For the foregoing reasons, IT IS HEREBY ORDERED that plaintiffs' motion to strike portions of Aztec's reply brief, Dckt. No. 20, is denied.
Further, IT IS RECOMMENDED that:
1. Defendants' motions to dismiss plaintiffs' complaint, Dckt. Nos. 8 and 16, be granted in part;
2. Plaintiffs' TILA claim be dismissed without leave to amend; 3. Plaintiffs' state law claims be dismissed without prejudice under 28 U.S.C. § 1367(c); and
4. The Clerk be directed to close this case.

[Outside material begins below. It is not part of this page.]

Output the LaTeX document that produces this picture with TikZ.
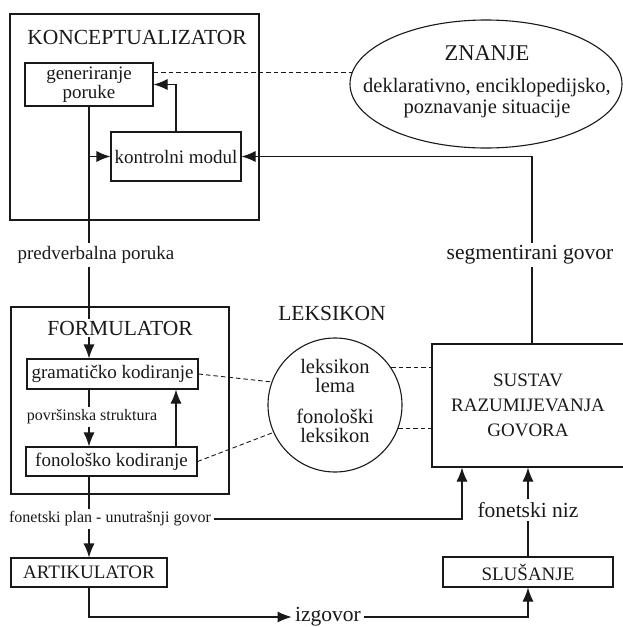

These findings and recommendations are submitted to the United States District Judge assigned to the case, pursuant to the provisions of 28 U.S.C. § 636(b)(l). Within fourteen days after being served with these findings and recommendations, any party may file written objections with the court and serve a copy on all parties. Such a document should be captioned "Objections to Magistrate Judge's Findings and Recommendations." Failure to file objections within the specified time may waive the right to appeal the District Court's order. Turner v. Duncan, 158 F.3d 449, 455 (9th Cir. 1998); Martinez v. Ylst, 951 F.2d 1153 (9th Cir. 1991).